In the listing that follows, retype every line from the first through the one containing "-8.90, -7.60, -6.71];". Pictures are to be left out.

········

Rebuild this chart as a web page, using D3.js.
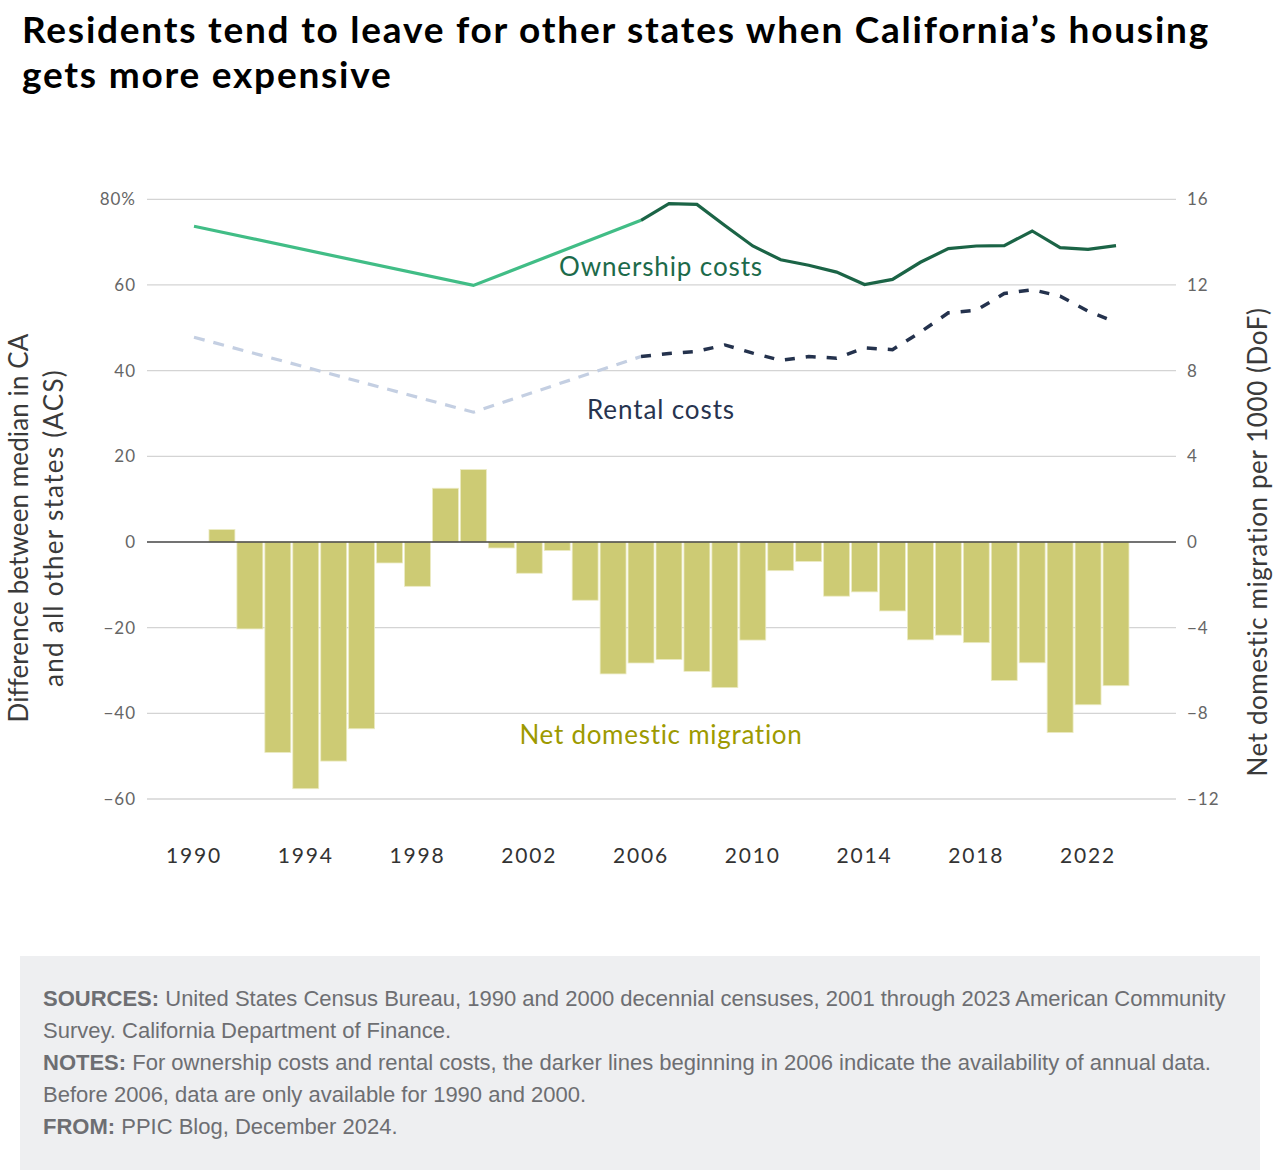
<!DOCTYPE html>
<html>
<head>
<meta charset="utf-8">
<script src="https://cdn.jsdelivr.net/npm/d3@7"></script>
<style>
  body { margin: 0; background: #fff; }
  svg { display: block; }
</style>
</head>
<body>
<div id="chart"></div>
<script>
// Years and series
const migrationYears = d3.range(1991, 2024);
const netMigration = [0.58, -4.06, -9.83, -11.52, -10.23, -8.72, -0.98, -2.07, 2.51, 3.38,
  -0.28, -1.46, -0.40, -2.72, -6.16, -5.65, -5.49, -6.04, -6.8, -4.58,
  -1.34, -0.91, -2.53, -2.33, -3.22, -4.57, -4.35, -4.70, -6.47, -5.64,
  -8.90, -7.60, -6.71];

const earlyYears = [1990, 2000, 2006];
const ownershipEarly = [73.7, 59.9, 75.1];
const rentalEarly = [47.8, 30.3, 43.3];

const annualYears = d3.range(2006, 2024);
const ownershipAnnual = [75.1, 79.0, 78.8, 73.9, 69.1, 65.9, 64.6, 63.0, 60.1, 61.3,
  65.3, 68.5, 69.1, 69.2, 72.6, 68.7, 68.3, 69.2];
const rentalAnnual = [43.3, 44.0, 44.5, 46.0, 44.1, 42.4, 43.3, 42.9, 45.3, 44.9,
  49.0, 53.5, 54.1, 58.0, 58.9, 57.4, 53.9, 51.3];

const leftTicks = [-60, -40, -20, 0, 20, 40, 60, 80];
const rightTicks = [-12, -8, -4, 0, 4, 8, 12, 16];
const xTicks = [1990, 1994, 1998, 2002, 2006, 2010, 2014, 2018, 2022];

const width = 1280, height = 1176;
const plot = { left: 147, right: 1176, top: 199.3, bottom: 799 };
const chartFont = "Lato, 'Open Sans', sans-serif";

const svg = d3.select("#chart").append("svg")
  .attr("width", width)
  .attr("height", height);

// spread letters so a text line fills the width seen in the picture
function fitWidth(node, target) {
  const n = node.getNumberOfChars();
  const w = node.getComputedTextLength();
  d3.select(node).style("letter-spacing", ((target - w) / n) + "px");
}

// Title
const title = svg.append("g")
  .style("font-family", chartFont)
  .style("font-weight", "bold")
  .style("font-size", "37px")
  .attr("fill", "#000");
const t1 = title.append("text").attr("x", 22).attr("y", 43)
  .text("Residents tend to leave for other states when California\u2019s housing");
const t2 = title.append("text").attr("x", 22).attr("y", 88)
  .text("gets more expensive");
const spread = (1188 - t1.node().getComputedTextLength()) / t1.node().getNumberOfChars();
t1.style("letter-spacing", spread + "px");
t2.style("letter-spacing", spread + "px");

// Scales
const x = d3.scaleLinear().domain([1990, 2023]).range([194, 1116]);
const step = x(1991) - x(1990);
const yLeft = d3.scaleLinear().domain([-60, 80]).range([plot.bottom, plot.top]);
const yRight = d3.scaleLinear().domain([-12, 16]).range([plot.bottom, plot.top]);

// Gridlines
svg.append("g")
  .selectAll("line")
  .data(leftTicks.filter(d => d !== 0))
  .enter()
  .append("line")
  .attr("x1", plot.left)
  .attr("x2", plot.right)
  .attr("y1", d => yLeft(d))
  .attr("y2", d => yLeft(d))
  .attr("stroke", "#d4d4d4")
  .attr("stroke-width", 1.3);

const fmt = d => d < 0 ? "\u2212" + Math.abs(d) : String(d);

// Left tick labels
svg.append("g")
  .selectAll("text")
  .data(leftTicks)
  .enter()
  .append("text")
  .attr("x", 136)
  .attr("y", d => yLeft(d) + 6)
  .attr("text-anchor", "end")
  .style("font-family", chartFont)
  .style("font-size", "17px")
  .style("letter-spacing", "1px")
  .attr("fill", "#666")
  .text(d => d === 80 ? "80%" : fmt(d));

// Right tick labels
svg.append("g")
  .selectAll("text")
  .data(rightTicks)
  .enter()
  .append("text")
  .attr("x", 1187)
  .attr("y", d => yRight(d) + 6)
  .attr("text-anchor", "start")
  .style("font-family", chartFont)
  .style("font-size", "17px")
  .style("letter-spacing", "1px")
  .attr("fill", "#666")
  .text(fmt);

// Bars
svg.append("g")
  .selectAll("rect")
  .data(migrationYears.map((yr, i) => ({ year: yr, value: netMigration[i] })))
  .enter()
  .append("rect")
  .attr("x", d => x(d.year) - step / 2 + 1)
  .attr("width", step - 2)
  .attr("y", d => yRight(Math.max(0, d.value)))
  .attr("height", d => Math.abs(yRight(d.value) - yRight(0)))
  .attr("fill", "#cdcb74")
  .attr("stroke", "#ecebc4")
  .attr("stroke-width", 0.8);

// Zero line
svg.append("line")
  .attr("x1", plot.left)
  .attr("x2", plot.right)
  .attr("y1", yLeft(0))
  .attr("y2", yLeft(0))
  .attr("stroke", "#444")
  .attr("stroke-width", 1.6);

// Lines
const line = d3.line().x(d => x(d[0])).y(d => yLeft(d[1]));
const zip = (a, b) => a.map((v, i) => [v, b[i]]);

svg.append("path")
  .datum(zip(earlyYears, rentalEarly))
  .attr("d", line)
  .attr("fill", "none")
  .attr("stroke", "#c4cfe2")
  .attr("stroke-width", 3.2)
  .attr("stroke-dasharray", "11,9");

svg.append("path")
  .datum(zip(annualYears, rentalAnnual))
  .attr("d", line)
  .attr("fill", "none")
  .attr("stroke", "#24324d")
  .attr("stroke-width", 3.5)
  .attr("stroke-dasharray", "10,11");

svg.append("path")
  .datum(zip(earlyYears, ownershipEarly))
  .attr("d", line)
  .attr("fill", "none")
  .attr("stroke", "#41bd86")
  .attr("stroke-width", 3.2);

svg.append("path")
  .datum(zip(annualYears, ownershipAnnual))
  .attr("d", line)
  .attr("fill", "none")
  .attr("stroke", "#1b6446")
  .attr("stroke-width", 3.2);

// Series labels
const labels = [
  { text: "Ownership costs", y: 276, color: "#1c6a4a", w: 204 },
  { text: "Rental costs", y: 419, color: "#27344f", w: 148 },
  { text: "Net domestic migration", y: 744, color: "#9d9a00", w: 284 }
];
svg.append("g")
  .selectAll("text")
  .data(labels)
  .enter()
  .append("text")
  .attr("x", 661)
  .attr("y", d => d.y)
  .attr("text-anchor", "middle")
  .style("font-family", chartFont)
  .style("font-size", "26px")
  .attr("fill", d => d.color)
  .text(d => d.text)
  .each(function(d) { fitWidth(this, d.w); });

// X tick labels
svg.append("g")
  .selectAll("text")
  .data(xTicks)
  .enter()
  .append("text")
  .attr("x", d => x(d))
  .attr("y", 863)
  .attr("text-anchor", "middle")
  .style("font-family", chartFont)
  .style("font-size", "21px")
  .attr("fill", "#333")
  .text(d => d)
  .each(function() { fitWidth(this, 56); });

// Axis titles
const leftTitle = svg.append("g")
  .attr("transform", "translate(0,528) rotate(-90)")
  .style("font-family", chartFont)
  .style("font-size", "26px")
  .attr("fill", "#3a3a3a");
leftTitle.append("text").attr("x", 0).attr("y", 28).attr("text-anchor", "middle")
  .text("Difference between median in CA")
  .each(function() { fitWidth(this, 388); });
leftTitle.append("text").attr("x", 0).attr("y", 63).attr("text-anchor", "middle")
  .text("and all other states (ACS)")
  .each(function() { fitWidth(this, 318); });

svg.append("text")
  .attr("transform", "translate(1267,542) rotate(-90)")
  .attr("text-anchor", "middle")
  .style("font-family", chartFont)
  .style("font-size", "26px")
  .attr("fill", "#3a3a3a")
  .text("Net domestic migration per 1000 (DoF)")
  .each(function() { fitWidth(this, 470); });

// Footer
svg.append("rect")
  .attr("x", 20)
  .attr("y", 956)
  .attr("width", 1240)
  .attr("height", 214)
  .attr("fill", "#eeeff1");

const footLines = [
  [["SOURCES:", true], [" United States Census Bureau, 1990 and 2000 decennial censuses, 2001 through 2023 American Community", false]],
  [["Survey. California Department of Finance.", false]],
  [["NOTES:", true], [" For ownership costs and rental costs, the darker lines beginning in 2006 indicate the availability of annual data.", false]],
  [["Before 2006, data are only available for 1990 and 2000.", false]],
  [["FROM:", true], [" PPIC Blog, December 2024.", false]]
];
const foot = svg.append("g")
  .style("font-family", "'Liberation Sans', Arial, sans-serif")
  .style("font-size", "22px")
  .attr("fill", "#6d6e72");
footLines.forEach((parts, i) => {
  const t = foot.append("text").attr("x", 43).attr("y", 1006 + i * 32);
  parts.forEach(([txt, bold]) => {
    t.append("tspan").attr("font-weight", bold ? "bold" : "normal").text(txt);
  });
});
</script>
</body>
</html>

········

The solution –
Rebuild this chart as a web page, using D3.js.
<!DOCTYPE html>
<html>
<head>
<meta charset="utf-8">
<script src="https://cdn.jsdelivr.net/npm/d3@7"></script>
<style>
  body { margin: 0; background: #fff; }
  svg { display: block; }
</style>
</head>
<body>
<div id="chart"></div>
<script>
// Years and series
const migrationYears = d3.range(1991, 2024);
const netMigration = [0.58, -4.06, -9.83, -11.52, -10.23, -8.72, -0.98, -2.07, 2.51, 3.38,
  -0.28, -1.46, -0.40, -2.72, -6.16, -5.65, -5.49, -6.04, -6.8, -4.58,
  -1.34, -0.91, -2.53, -2.33, -3.22, -4.57, -4.35, -4.70, -6.47, -5.64,
  -8.90, -7.60, -6.71];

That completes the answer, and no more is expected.